The strategy unit published its report "Waste not, Want not" in November last year. It looked at how England can tackle its growing waste problem and how to meet EU Landfill Directive targets, which require big cuts in the amount of biodegradable municipal waste sent to landfill. Waste in the UK continues to rise at 3 per cent. per year—faster than GDP and faster than in most other nations. If we carry on as we are the waste mountain will double by 2020, adding £1.6 billion per year to waste disposal costs.
The strategy unit has made a wide range of recommendations to address waste, ranging from how we can generate less waste, through to the safest, most sustainable way to manage it if we cannot avoid producing it. They have been very clear that we urgently need to take further steps to tackle the waste challenge and the Government fully endorse that message.
The Government welcome the strategy unit report and today I am publishing our response to it. We accept the majority of the recommendations and support the direction or intent of many of the others.

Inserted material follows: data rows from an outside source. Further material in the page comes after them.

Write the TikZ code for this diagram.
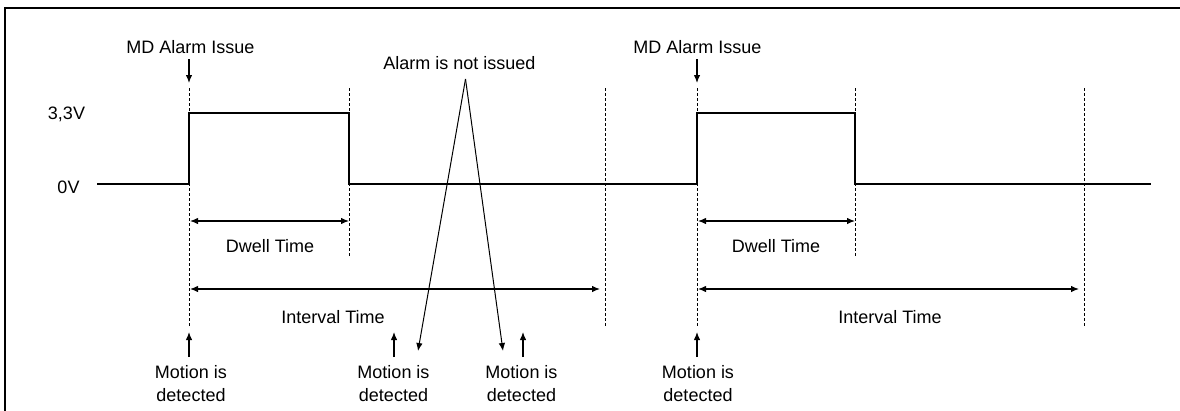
\documentclass[tikz,border=0pt]{standalone}
\usepackage{fontspec}
\setmainfont{Liberation Sans}
\usetikzlibrary{arrows.meta}
\tikzset{
  lbl/.style={inner sep=0pt, anchor=base, font=\fontsize{18}{23}\selectfont},
  sig/.style={line width=2.3pt, line join=miter},
  guide/.style={line width=1pt, dash pattern=on 3pt off 2pt},
  arr/.style={line width=1.2pt, -{Latex[length=8pt,width=6.5pt]}},
  darr/.style={line width=1.2pt, {Latex[length=8pt,width=6.5pt]}-{Latex[length=8pt,width=6.5pt]}},
  frame/.style={line width=1.4pt}
}
\begin{document}
\begin{tikzpicture}[x=1pt,y=-1pt]
\useasboundingbox (0,0) rectangle (1180,410);
% frame
\draw[frame] (5,412) -- (5,8) -- (1182,8);

% signal
\draw[sig] (97,184) -- (189,184) -- (189,113) -- (349,113) -- (349,184)
  -- (697,184) -- (697,113) -- (855,113) -- (855,184) -- (1151,184);

% guides
\coordinate (g1t) at (189,88);  \coordinate (g1b) at (189,327);
\coordinate (g2t) at (349,88);  \coordinate (g2b) at (349,256);
\coordinate (g3t) at (605,88);  \coordinate (g3b) at (605,327);
\coordinate (g4t) at (697,88);  \coordinate (g4b) at (697,327);
\coordinate (g5t) at (855,88);  \coordinate (g5b) at (855,256);
\coordinate (g6t) at (1084,88); \coordinate (g6b) at (1084,327);
\foreach \g in {1,...,6} \draw[guide] (g\g t) -- (g\g b);

% level labels
\node[lbl] (v33) at (66.5,119) {3,3V};
\node[lbl] (v0) at (68.5,193) {0V};

% MD alarm issue
\node[lbl] (md1) at (190.5,53) {MD Alarm Issue};
\node[lbl] (md2) at (697.5,53) {MD Alarm Issue};
\coordinate (md1s) at (189,59); \coordinate (md1e) at (189,83);
\coordinate (md2s) at (697,59); \coordinate (md2e) at (697,83);
\draw[arr] (md1s) -- (md1e);
\draw[arr] (md2s) -- (md2e);

% dwell / interval
\coordinate (d1a) at (190,221); \coordinate (d1b) at (349,221);
\coordinate (i1a) at (190,289); \coordinate (i1b) at (600,289);
\coordinate (d2a) at (698,221); \coordinate (d2b) at (855,221);
\coordinate (i2a) at (698,289); \coordinate (i2b) at (1079,289);
\draw[darr] (d1a) -- (d1b);
\draw[darr] (i1a) -- (i1b);
\draw[darr] (d2a) -- (d2b);
\draw[darr] (i2a) -- (i2b);
\node[lbl] (dw1) at (270,252) {Dwell Time};
\node[lbl] (dw2) at (776,252) {Dwell Time};
\node[lbl] (iv1) at (333,323) {Interval Time};
\node[lbl] (iv2) at (890,323) {Interval Time};

% alarm not issued
\node[lbl] (ani) at (459.5,69) {Alarm is not issued};
\coordinate (apex) at (465.5,79);
\coordinate (anl) at (418,351);
\coordinate (anr) at (503,351);
\draw[arr, line width=1pt] (apex) -- (anl);
\draw[arr, line width=1pt] (apex) -- (anr);

% motion detected
\node[lbl, align=center] (m1) at (191,401) {Motion is\\detected};
\node[lbl, align=center] (m2) at (393.5,401) {Motion is\\detected};
\node[lbl, align=center] (m3) at (521.5,401) {Motion is\\detected};
\node[lbl, align=center] (m4) at (698,401) {Motion is\\detected};
\coordinate (m1s) at (189,357); \coordinate (m1e) at (189,332);
\coordinate (m2s) at (394,357); \coordinate (m2e) at (394,332);
\coordinate (m3s) at (523,357); \coordinate (m3e) at (523,332);
\coordinate (m4s) at (697,357); \coordinate (m4e) at (697,332);
\draw[arr] (m1s) -- (m1e);
\draw[arr] (m2s) -- (m2e);
\draw[arr] (m3s) -- (m3e);
\draw[arr] (m4s) -- (m4e);
\end{tikzpicture}
\end{document}
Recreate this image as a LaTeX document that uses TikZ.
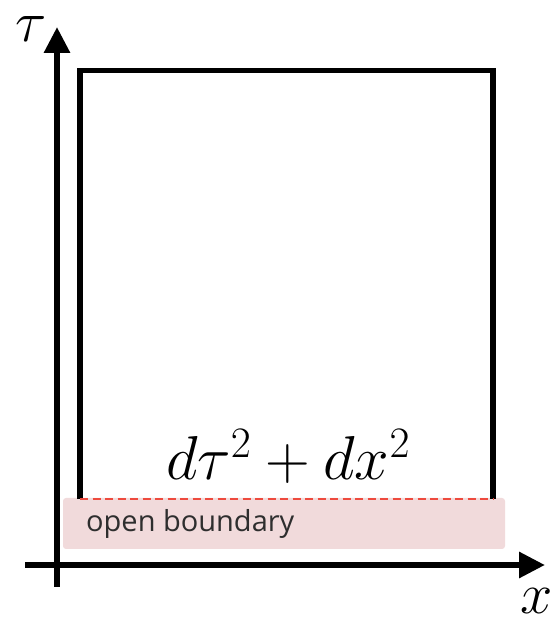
\RequirePackage{fix-cm}
\documentclass[tikz,border=0pt]{standalone}
\usepackage{amsmath}
\usepackage{fontspec}
\newfontfamily\labelfont{Open Sans}
\usetikzlibrary{arrows.meta}
\definecolor{Blush}{HTML}{F1DADB}
\definecolor{Alert}{HTML}{EE4A3E}
\definecolor{Ink}{HTML}{2E2E2E}

\begin{document}
\begin{tikzpicture}[x=1pt,y=1pt]
    \useasboundingbox (0,0) rectangle (555,617);
    % axes
    \coordinate (tauBot) at (57,30);
    \coordinate (tauTop) at (57,590);
    \coordinate (xLeft) at (25,52);
    \coordinate (xRight) at (545,52);
    \draw[line width=6pt,-{Triangle[length=26pt,width=25pt]}] (tauBot) -- (tauTop);
    \draw[line width=6pt,-{Triangle[length=26pt,width=25pt]}] (xLeft) -- (xRight);
    \node[inner sep=0pt,font=\fontsize{58}{60}\selectfont] (tauLabel) at (31,588) {$\tau$};
    \node[inner sep=0pt,font=\fontsize{58}{60}\selectfont] (xLabel) at (537,16) {$x$};

    % open boundary strip
    \node[fill=Blush,rounded corners=3pt,minimum width=442pt,minimum height=51pt,inner sep=0pt] (boundary) at (284,93.5) {};
    \node[anchor=west,text=Ink,inner sep=0pt,font=\labelfont\fontsize{29}{33}\selectfont] (boundaryText) at (86,93) {open boundary};

    % strip of the plane
    \coordinate (cornerL) at (80,118);
    \coordinate (cornerR) at (493,118);
    \draw[line width=5.5pt] (cornerL) |- (493,546.5) -- (cornerR);
    \draw[Alert,line width=1.5pt,dash pattern=on 8pt off 4.5pt] (cornerL) -- (cornerR);

    \node[anchor=base,inner sep=0pt,font=\fontsize{62}{70}\selectfont] (metric) at (288,137) {$d\tau^2+dx^2$};
  \end{tikzpicture}
\end{document}
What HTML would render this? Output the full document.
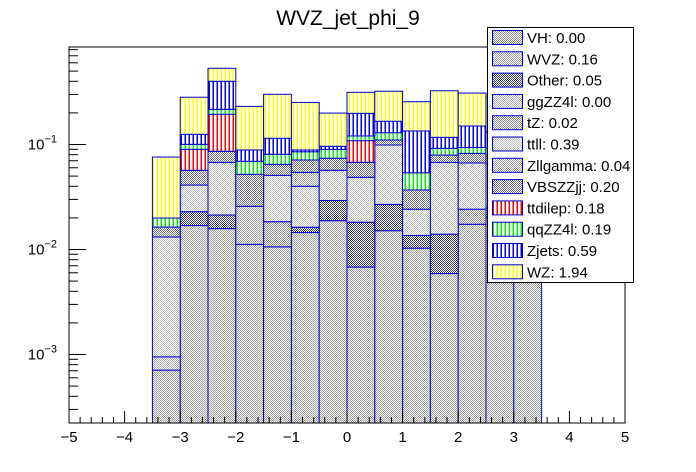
<!DOCTYPE html>
<html><head><meta charset="utf-8"><style>
body{margin:0;background:#fff;}
svg{display:block;font-family:"Liberation Sans",Arial,sans-serif;}
</style></head><body>
<svg id="c" width="696" height="472" xmlns="http://www.w3.org/2000/svg">
<defs>
<clipPath id="frameclip"><rect x="69" y="47" width="556" height="376"/></clipPath>
</defs>
<text x="348" y="25" text-anchor="middle" font-size="21">WVZ_jet_phi_9</text>
<g id="bars" clip-path="url(#frameclip)"></g>
<g id="axes"></g>
<g id="legend"></g>
</svg>
<script>
const binEdges = [-3.5,-3,-2.5,-2,-1.5,-1,-0.5,0,0.5,1,1.5,2,2.5,3,3.5];
const seriesNames = ["VH","WVZ","Other","ggZZ4l","tZ","ttll","Zllgamma","VBSZZjj","ttdilep","qqZZ4l","Zjets","WZ"];
const legendLabels = ["VH: 0.00","WVZ: 0.16","Other: 0.05","ggZZ4l: 0.00","tZ: 0.02","ttll: 0.39","Zllgamma: 0.04","VBSZZjj: 0.20","ttdilep: 0.18","qqZZ4l: 0.19","Zjets: 0.59","WZ: 1.94"];
const vVH      = [0,0,0,0,0,0,0,0,0,0,0,0,0,0];
const vWVZ     = [0.00071,0.0169,0.0158,0.0112,0.0106,0.0145,0.0188,0.0068,0.0151,0.0103,0.0059,0.0174,0.020,0.020];
const vOther   = [0,0.0060,0.0055,0,0,0.0018,0.0105,0.0114,0.0118,0.0033,0.0081,0,0.005,0.005];
const vggZZ4l  = [0.00024,0,0,0,0,0,0,0,0,0,0,0,0,0];
const vtZ      = [0,0,0,0,0.0078,0,0,0,0,0,0,0.0068,0,0];
const vttll    = [0.0122,0.0182,0.0463,0,0.0325,0.0237,0.0275,0.0306,0.072,0.0106,0.0535,0.0425,0.040,0.040];
const vZll     = [0,0,0,0.0146,0,0.0143,0,0,0,0,0,0,0,0];
const vVBS     = [0.0032,0.0157,0.0185,0.0262,0.0139,0.0169,0.0172,0.0189,0.0115,0.0127,0.0118,0.0157,0.015,0.015];
const vttdilep = [0,0.0332,0.108,0,0,0,0,0.0411,0,0,0,0,0,0];
const vqqZZ4l  = [0.0036,0.0104,0.022,0.0172,0.0159,0.0141,0.016,0.0118,0.0191,0.0169,0.0126,0.0112,0.012,0.012];
const vZjets   = [0,0.0246,0.184,0.0195,0.0339,0.0034,0.0062,0.0775,0.037,0.0808,0.0252,0.0564,0.040,0.040];
const vWZ      = [0.056,0.157,0.132,0.142,0.186,0.163,0.103,0.116,0.155,0.121,0.208,0.159,0.150,0.150];
const seriesValues = [vVH,vWVZ,vOther,vggZZ4l,vtZ,vttll,vZll,vVBS,vttdilep,vqqZZ4l,vZjets,vWZ];
const xTicks = [-5,-4,-3,-2,-1,0,1,2,3,4,5];
const yTickExps = [-1,-2,-3];

const NS="http://www.w3.org/2000/svg";
const svg=document.getElementById('c');
const defs=svg.querySelector('defs');
const X0=69,X1=625,Y0=47,Y1=423;
function xs(v){return X0+(v+5)/10*(X1-X0);}
function ys(v){return 144.5-(Math.log10(v)+1)*105;}
function mk(tag,attrs,parent){const e=document.createElementNS(NS,tag);for(const k in attrs)e.setAttribute(k,attrs[k]);parent.appendChild(e);return e;}

const styles=[["check","#888888"],["check","#9a9a9a"],["check","#3a3a5a"],["check","#aaaaaa"],["check","#888888"],["check","#c0c0c0"],["check","#999999"],["check","#707080"],["vline","#ff0000"],["vline","#00ee00"],["vline","#0000ff"],["vline","#ffff00"]];
styles.forEach((s,i)=>{
  const p=mk('pattern',{id:'p'+i,width:s[0]==='check'?2:4,height:s[0]==='check'?2:4,patternUnits:'userSpaceOnUse'},defs);
  mk('rect',{x:0,y:0,width:4,height:4,fill:'#fff'},p);
  if(s[0]==='check'){mk('rect',{x:0,y:0,width:1,height:1,fill:s[1]},p);mk('rect',{x:1,y:1,width:1,height:1,fill:s[1]},p);}
  else mk('rect',{x:0.5,y:0,width:1.5,height:4,fill:s[1]},p);
});

const bars=document.getElementById('bars');
const cum=new Array(binEdges.length-1).fill(0);
seriesValues.forEach((vals,si)=>{
  const g=mk('g',{},bars);
  
  
  vals.forEach((v,b)=>{
    const lo=cum[b],hi=cum[b]+v;cum[b]=hi;
    if(v<=0)return;
    const yTop=ys(hi),yBot=lo>0?ys(lo):Y1+5;
    const r=mk('rect',{x:xs(binEdges[b]),y:yTop,width:xs(binEdges[b+1])-xs(binEdges[b]),height:Math.max(0,yBot-yTop),fill:'url(#p'+si+')',stroke:'#0000cc','stroke-width':1},g);
    
    
  });
});

const ax=document.getElementById('axes');
mk('rect',{x:X0,y:Y0,width:X1-X0,height:Y1-Y0,fill:'none',stroke:'#000','stroke-width':1},ax);
for(let t=-5;t<=5.001;t+=0.2){
  const tv=Math.round(t*10)/10;
  const major=Math.abs(tv-Math.round(tv))<1e-6;
  const half=Math.abs(Math.abs(tv-Math.floor(tv))-0.5)<1e-6;
  const len=major?12:(half?8:6);
  mk('line',{x1:xs(tv),x2:xs(tv),y1:Y1,y2:Y1-len,stroke:'#000'},ax);
}
xTicks.forEach(t=>{
  const l=mk('text',{x:xs(t),y:442,'text-anchor':'middle','font-size':15},ax);
  l.textContent=(t<0?'\u2212'+(-t):String(t));
  
  
});
for(let e=-4;e<=0;e++){
  for(let m=1;m<=9;m++){
    const v=m*Math.pow(10,e);const y=ys(v);
    if(y<Y0||y>Y1)continue;
    mk('line',{x1:X0,x2:X0+(m===1?17:9),y1:y,y2:y,stroke:'#000'},ax);
  }
}
yTickExps.forEach(e=>{
  const t=mk('text',{x:57,y:ys(Math.pow(10,e))+5,'text-anchor':'end','font-size':15},ax);
  t.textContent='10';
  const s=mk('tspan',{dy:-7,'font-size':11},t);
  s.textContent='\u2212'+(-e);
  
  
});

const lg=document.getElementById('legend');
mk('rect',{x:487.5,y:27.5,width:146,height:255,fill:'#fff',stroke:'#000','stroke-width':1},lg);
legendLabels.forEach((lab,i)=>{
  const cy=37.5+i*21.3;
  const g=mk('g',{},lg);
  
  
  mk('rect',{x:492.5,y:cy-7,width:30,height:14,fill:'url(#p'+i+')',stroke:'#0000cc','stroke-width':1},g);
  const t=mk('text',{x:527,y:cy+5.5,'font-size':15},g);
  t.textContent=lab;
});
</script>
</body></html>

We have already acted in the following key areas:
Landfill Tax will be increased by £3 per tonne in 2005–06 and by at least £3 per tonne in the years thereafter, on the way to a medium to long term rate of £35 per tonne. This will be the foundation for the economic framework the strategy unit recommended;
the Landfill Tax Credit Scheme has been reformed and a proportion of the funding—£84/92/92m—will be redirected to a new sustainable waste management programme in England in 2003–04, 2004–05 and 2005–06;
the Sustainable Waste Management Programme will concentrate on improving waste minimisation, recycling and composting, and researching new technologies for dealing with those wastes which are not readily reduced, reused or recycled. The programme will assist local authorities to increase doorstep collection of recyclable materials such as paper, garden waste, glass and cans, and encourage increased home composting and the use of reusable nappies;
a new Delivery Team and Steering Group is being established in Defra to drive forward implementation of the Government's response to the strategy unit report and new programmes of work in Defra, WRAP and the Environment Agency;
Local authority funding of £90m each year for 2004–05 and 2005–06 has been provided for the waste minimisation and recycling fund or its successor performance reward fund.
The paper published today sets out the Government's detailed response to each of the strategy unit's recommendations. It also includes a table which indicates follow-up action, who has lead responsibility and the timetable.
The Government recognise the need to work closely and collaboratively with the range of bodies engaged in waste management. In particular, the Environment Agency—as Government's key regulator of waste and with its extensive network of operators on the ground—will have a major contribution to make to some of the new programmes of work, and the Local Government Association will have a vital role to play in advising on the programmes aimed at driving up local government performance on waste. The waste industry and the voluntary sector also have an important role to play in our changing approach.
We have challenging recycling and composting targets to meet in the near future. I believe our response today to this strategy unit report takes us closer to a more sustainable future for waste management. But achieving this requires us all, as householders, to play our part in reducing waste and increasing reuse, recycling and composting.
The Government recognise that long term progress in sustainable waste management will require a refocus in thinking from seeing waste as a problem to the good management of resources so that waste is avoided altogether. There are strong links between the work recommended by the strategy unit and that being carried out in the development of the sustainable Consumption and Production Strategy which I am planning to publish later this year.
Copies of the Government response have been lodged in both Libraries of the House.